Monday, February 21, 2011

Benjamin Zephaniah



Benjamin Obadiah Iqbal Zephaniah (born 15 April 1958, Birmingham, England) is a British Jamaican Rastafarian writer and dub poet. He is a well-known figure in contemporary English literature, and was included in The Times list of Britain's top 50 post-war writers in 2008.

Zephaniah was born and raised in Handsworth district of Birmingham, which he called the "Jamaican capital of Europe"- He is the son of a Barbados postman and a Jamaican nurse. A dyslexic, he attended an approved school but left aged 13 unable to read or write.

He writes that his poetry is strongly influenced by the music and poetry of Jamaica and what he calls "street politics". His first performance was in church when he was ten, and by the age of fifteen, his poetry was already known among Handsworth's Afro-Caribbean and Asian communities. He received a criminal record with the police as a young man and served a prison sentence for burglary. Tired of the limitations of being a black poet communicating with black people only, he decided to expand his audience, and headed to London at the age of twenty-two.


He became actively involved in a workers co-operative in Stratford, London, which led to the publication of his first book of poetry, called Pen Rhythm, published by Page One Books in 1980. Three editions were published. Zephaniah has said that his mission is to fight the dead image of poetry in academia, and to "take [it] everywhere" to people who do not read books so he turned poetry readings into concert-like performances.


His second collection of poetry, The Dread Affair: Collected Poems (1985) contained a number of poems attacking the British legal system. Rasta Time in Palestine (1990), an account of a visit to the Palestinian occupied territories, contained poetry and travelogue. Many of the poems in Too Black, Too Strong (2001) were inspired by his tenure as Poet in Residence at the chambers of London barrister Michael Mansfield QC and by his attendance at both the inquiry into the Bloody Sunday shootings and the inquiry into the death of Ricky Reel, an Asian student found dead in the Thames. We Are Britain! (2002), is a collection of poems celebrating cultural diversity in Britain.


His album Rasta, which featured The Wailers' first recording since the death of Bob Marley as well as a tribute to Nelson Mandela, gained him international prestige[8] and topped the Yugoslavian pop charts.[6][8] It was because of this recording that he was introduced to the political prisoner and soon-to-be South African president Nelson Mandela, and in 1996, Mandela requested that Zephaniah host the president's Two Nations Concert at the Royal Albert Hall, London. Zephaniah was poet in residence at the chambers of Michael Mansfield QC, and sat in on the inquiry into Bloody Sunday and other cases, these experiences leading to his Too Black, Too Strong poetry collection.

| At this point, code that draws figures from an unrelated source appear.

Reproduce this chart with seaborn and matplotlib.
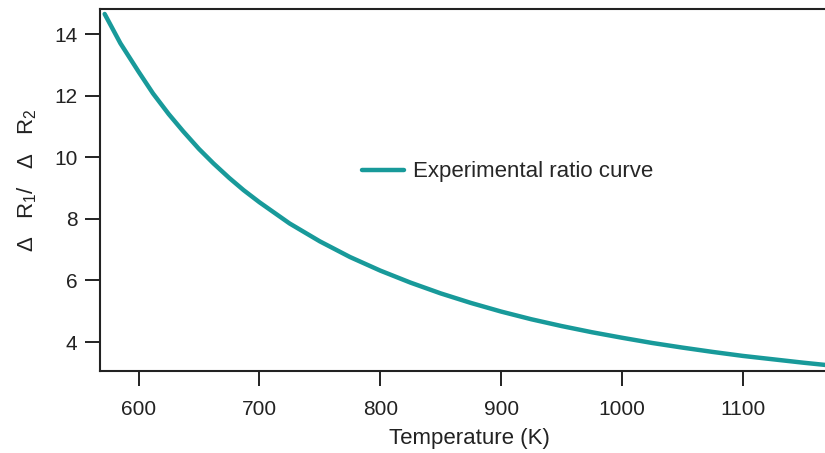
import numpy as np
import pandas as pd
import matplotlib
matplotlib.use("Agg")
import matplotlib.pyplot as plt
import seaborn as sns

# ================================================================================
# Data
# ================================================================================
temperature = [572, 585, 600, 612, 625, 637, 650, 662, 675, 687, 700, 725, 750, 775,
               800, 825, 850, 875, 900, 925, 950, 975, 1000, 1025, 1050, 1075,
               1100, 1125, 1150, 1170]
ratio       = [14.65, 13.7, 12.78, 12.07, 11.4, 10.84, 10.27, 9.8, 9.33, 8.93, 8.54,
               7.85, 7.27, 6.76, 6.32, 5.93, 5.58, 5.27, 4.99, 4.74, 4.52, 4.32,
               4.14, 3.97, 3.82, 3.68, 3.55, 3.44, 3.33, 3.25]
series_name = "Experimental ratio curve"
x_ticks     = [600, 700, 800, 900, 1000, 1100]
y_ticks     = [4, 6, 8, 10, 12, 14]

df = pd.DataFrame({"T": temperature, "ratio": ratio, "series": series_name})

# --------------------------------------------------------------------------------
# Style
# --------------------------------------------------------------------------------
sns.set_style("ticks")
plt.rcParams["font.family"] = ["Liberation Sans", "DejaVu Sans"]
plt.rcParams["mathtext.fontset"] = "custom"
plt.rcParams["mathtext.rm"] = "Liberation Sans"
plt.rcParams["mathtext.it"] = "Liberation Sans"

ink = "#222222"
fs  = 15    # tick labels
fl  = 16    # axis labels + legend

fig = plt.figure(figsize=(8.25, 4.53), dpi=100)
ax  = fig.add_axes([0.121, 0.181, 0.879, 0.799])

sns.lineplot(data=df, x="T", y="ratio", hue="series", palette=["#189a9a"],
             linewidth=3.2, ax=ax, legend=True)

ax.set_xlim(568, 1168)
ax.set_ylim(3.06, 14.81)
ax.set_xticks(x_ticks)
ax.set_yticks(y_ticks)

for side in ["left", "bottom", "top"]:
    ax.spines[side].set_linewidth(1.5)
    ax.spines[side].set_color(ink)
ax.spines["top"].set_visible(True)
ax.spines["right"].set_visible(False)

ax.tick_params(axis="both", direction="out", length=11, width=1.4,
               labelsize=fs, colors=ink)
ax.tick_params(axis="x", pad=10)
ax.tick_params(axis="y", pad=5)

ax.set_xlabel("Temperature (K)", fontsize=fl, color=ink)
ax.set_ylabel(r"$\Delta$   R$_1$/   $\Delta$   R$_2$", fontsize=fl, color=ink)
ax.xaxis.set_label_coords(0.509, -0.158)
ax.yaxis.set_label_coords(-0.084, 0.528)

ax.legend(loc="center left", bbox_to_anchor=(0.361, 0.55), frameon=False,
          fontsize=fl, handlelength=1.9, handletextpad=0.4,
          borderpad=0, borderaxespad=0)

fig.savefig("out.png", dpi=100)
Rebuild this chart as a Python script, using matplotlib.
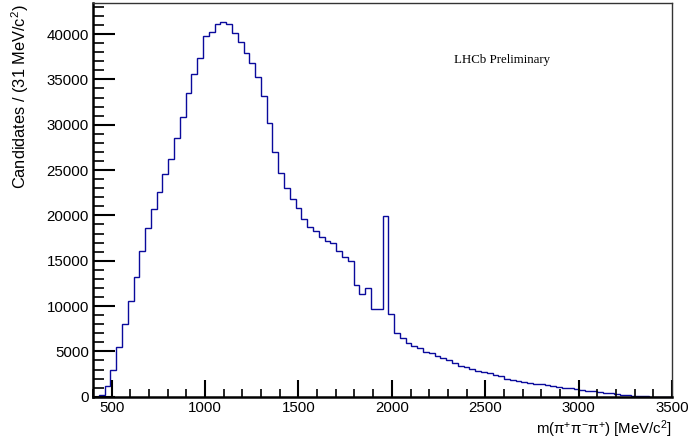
import numpy as np
import matplotlib
matplotlib.use("Agg")
import matplotlib.pyplot as plt
from matplotlib.ticker import MultipleLocator

# ---- data ----
bin_start = 400
bin_width = 31
n_bins = 100
counts = [
    0, 180, 1180, 2940, 5440, 8010, 10510, 13230, 16030, 18640,
    20660, 22530, 24590, 26250, 28530, 30800, 33450, 35580, 37310, 39770,
    40250, 41060, 41360, 41100, 40140, 39150, 37860, 36760, 35290, 33190,
    30140, 27020, 24630, 22980, 21760, 20810, 19640, 18720, 18240, 17610,
    17140, 16950, 16070, 15370, 15000, 12320, 11290, 12020, 9670, 9670,
    19900, 9090, 7060, 6440, 5960, 5550, 5410, 4960, 4790, 4460,
    4240, 4010, 3680, 3420, 3240, 3060, 2840, 2690, 2580, 2360,
    2250, 1990, 1880, 1770, 1650, 1540, 1450, 1350, 1260, 1170,
    1080, 1000, 910, 830, 740, 660, 580, 500, 430, 360,
    290, 220, 160, 110, 60, 30, 10, 0, 0, 0,
]
x_label = r"m($\mathregular{\pi^{+}\pi^{-}\pi^{+}}$) [MeV/$\mathregular{c^{2}}$]"
y_label = r"Candidates / (31 MeV/$\mathregular{c^{2}}$)"
annotation = "LHCb Preliminary"

plt.rcParams['font.family'] = ['Liberation Sans', 'DejaVu Sans']
plt.rcParams['mathtext.fontset'] = 'custom'
plt.rcParams['mathtext.rm'] = 'Liberation Sans'
plt.rcParams['mathtext.it'] = 'Liberation Sans:italic'

W, H = 691, 443
fig = plt.figure(figsize=(W / 100, H / 100), dpi=100)
ax = fig.add_axes([93 / W, (H - 396.7) / H, 579 / W, (396.7 - 2.7) / H])

edges = bin_start + bin_width * np.arange(n_bins + 1)
ax.stairs(counts, edges, color='#0a0a9c', linewidth=1.0, baseline=0)

ax.set_xlim(edges[0], edges[-1])
ax.set_ylim(0, 43460)

ax.xaxis.set_major_locator(MultipleLocator(500))
ax.xaxis.set_minor_locator(MultipleLocator(100))
ax.yaxis.set_major_locator(MultipleLocator(5000))
ax.yaxis.set_minor_locator(MultipleLocator(1000))

ax.tick_params(axis='x', which='major', direction='in', length=12, width=1.5, labelsize=10.8, pad=3)
ax.tick_params(axis='x', which='minor', direction='in', length=6, width=1.2)
ax.tick_params(axis='y', which='major', direction='in', length=16, width=1.5, labelsize=10.8, pad=3)
ax.tick_params(axis='y', which='minor', direction='in', length=8, width=1.2)
ax.tick_params(top=False, right=False, which='both')

for s in ['left', 'bottom']:
    ax.spines[s].set_linewidth(1.8)
    ax.spines[s].set_color('black')
for s in ['top', 'right']:
    ax.spines[s].set_linewidth(1.0)
    ax.spines[s].set_color('#333333')

fig.text(672 / W, 1 - 429 / H, x_label, ha='right', va='center', fontsize=10.8)
fig.text(20 / W, 1 - 4 / H, y_label, ha='center', va='top', rotation=90, fontsize=11.8)
fig.text(502 / W, 1 - 60 / H, annotation, ha='center', va='center', fontsize=9.3,
         family=['Liberation Serif', 'DejaVu Serif'])

fig.savefig('out.png', dpi=100)
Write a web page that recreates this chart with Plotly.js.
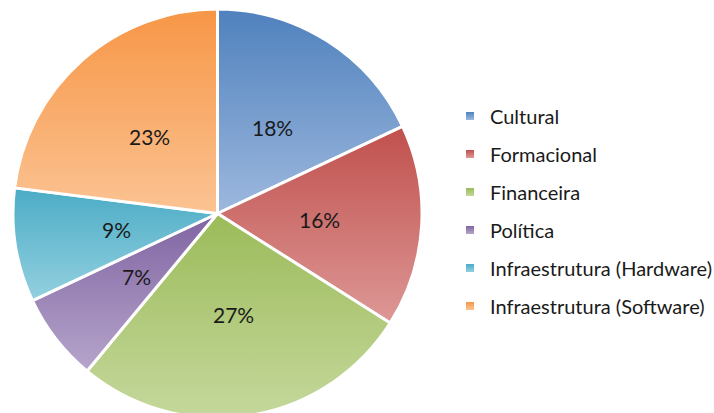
<!DOCTYPE html>
<html>
<head>
<meta charset="utf-8">
<script src="https://cdn.plot.ly/plotly-3.0.1.min.js"></script>
<style>
html,body{margin:0;padding:0;background:#fff;overflow:hidden;width:714px;height:413px;}
#chart{width:714px;height:420px;}
</style>
</head>
<body>
<div id="chart"></div>
<script>
// ---- data ----
const categories = ['Cultural', 'Formacional', 'Financeira', 'Política', 'Infraestrutura (Hardware)', 'Infraestrutura (Software)'];
const values = [18, 16, 27, 7, 9, 23];

// ---- styles ----
const topColors = ['#4f81bd', '#c0504d', '#9bbb59', '#8064a2', '#4bacc6', '#f79646'];
const bottomColors = ['#9db8de', '#dd9896', '#c5d89c', '#b6a5cb', '#94d0df', '#fbc393'];
const midColors = ['#7499cd', '#cf7572', '#b0ca7c', '#9b85b8', '#70bfd3', '#f9ad6c'];
const FONT = 'Lato, "Open Sans", sans-serif';
const DOMAIN = {x: [13 / 714, 422 / 714], y: [2 / 420, 411 / 420]};

// label positions (slice bisectors at half radius) derived from the data
const total = values.reduce((a, b) => a + b, 0);
let cum = 0;
const bisectors = values.map(v => { const t = (cum + v / 2) / total * 2 * Math.PI; cum += v; return t; });
const percentText = values.map(v => Math.round(v / total * 100) + '%');
const LABEL_R = 0.5;

const pie = {
  type: 'pie',
  labels: categories,
  values: values,
  sort: false,
  direction: 'clockwise',
  rotation: 0,
  textinfo: 'none',
  marker: {colors: midColors, line: {color: '#ffffff', width: 3}},
  domain: DOMAIN,
  showlegend: false,
  hoverinfo: 'none'
};

const legendTraces = categories.map((c, i) => ({
  type: 'scatter',
  mode: 'markers',
  x: [null], y: [null],
  name: c,
  legendgroup: 'g' + i,
  marker: {symbol: 'square', size: 8, color: midColors[i]},
  hoverinfo: 'none'
}));

const annotations = percentText.map((t, i) => ({
  xref: 'x', yref: 'y',
  x: LABEL_R * Math.sin(bisectors[i]),
  y: LABEL_R * Math.cos(bisectors[i]),
  text: t, showarrow: false,
  xanchor: 'center', yanchor: 'middle',
  font: {family: FONT, size: 21, color: '#1a1a1a'}
}));

const layout = {
  width: 714, height: 420,
  margin: {l: 0, r: 0, t: 0, b: 0, autoexpand: false},
  paper_bgcolor: '#ffffff', plot_bgcolor: 'rgba(0,0,0,0)',
  xaxis: {visible: false, domain: DOMAIN.x, range: [-1, 1], fixedrange: true},
  yaxis: {visible: false, domain: DOMAIN.y, range: [-1, 1], fixedrange: true},
  annotations: annotations,
  showlegend: true,
  legend: {
    x: 450 / 714, xanchor: 'left',
    y: 1 - 96.5 / 420, yanchor: 'top',
    font: {family: FONT, size: 20, color: '#1a1a1a'},
    tracegroupgap: 9,
    bgcolor: 'rgba(0,0,0,0)'
  }
};

Plotly.newPlot('chart', [pie].concat(legendTraces), layout, {staticPlot: true, displayModeBar: false}).then(gd => {
  const svg = gd.querySelector('svg.main-svg');
  const ns = 'http://www.w3.org/2000/svg';
  let defs = svg.querySelector('defs');
  if (!defs) { defs = document.createElementNS(ns, 'defs'); svg.insertBefore(defs, svg.firstChild); }
  topColors.forEach((tc, i) => {
    const g = document.createElementNS(ns, 'linearGradient');
    g.setAttribute('id', 'sliceGrad' + i);
    g.setAttribute('x1', '0'); g.setAttribute('y1', '0');
    g.setAttribute('x2', '0'); g.setAttribute('y2', '1');
    const s1 = document.createElementNS(ns, 'stop');
    s1.setAttribute('offset', '0'); s1.setAttribute('stop-color', tc);
    const s2 = document.createElementNS(ns, 'stop');
    s2.setAttribute('offset', '1'); s2.setAttribute('stop-color', bottomColors[i]);
    g.appendChild(s1); g.appendChild(s2);
    defs.appendChild(g);
  });
  gd.querySelectorAll('g.slice').forEach((sl, i) => {
    const p = sl.querySelector('path.surface');
    if (p) p.style.fill = 'url(#sliceGrad' + i + ')';
  });
  gd.querySelectorAll('g.legend g.traces').forEach((tr, i) => {
    tr.querySelectorAll('path.scatterpts').forEach(p => { p.style.fill = 'url(#sliceGrad' + i + ')'; });
  });
});
</script>
</body>
</html>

Benjamin Zephaniah became a very successful children's poet with his first book of poetry for children called Talking Turkeys which to go into an emergency reprint after just six weeks. In 1999 he wrote an immensely successful novel for teenagers, Face, the first of four novels to date.
Zephaniah lived for many years in East London but since 2008 has divided his time between Beijing and a village near Spalding, Lincolnshire. He also lived in Indonesia for 5 years.

He was married for twelve years to Amina, a theatre administrator, who left him in 2001.

In November 2003, Zephaniah wrote in The Guardian that he had turned down an OBE from the Queen because it reminded him of "how my foremothers were raped and my forefathers brutalised."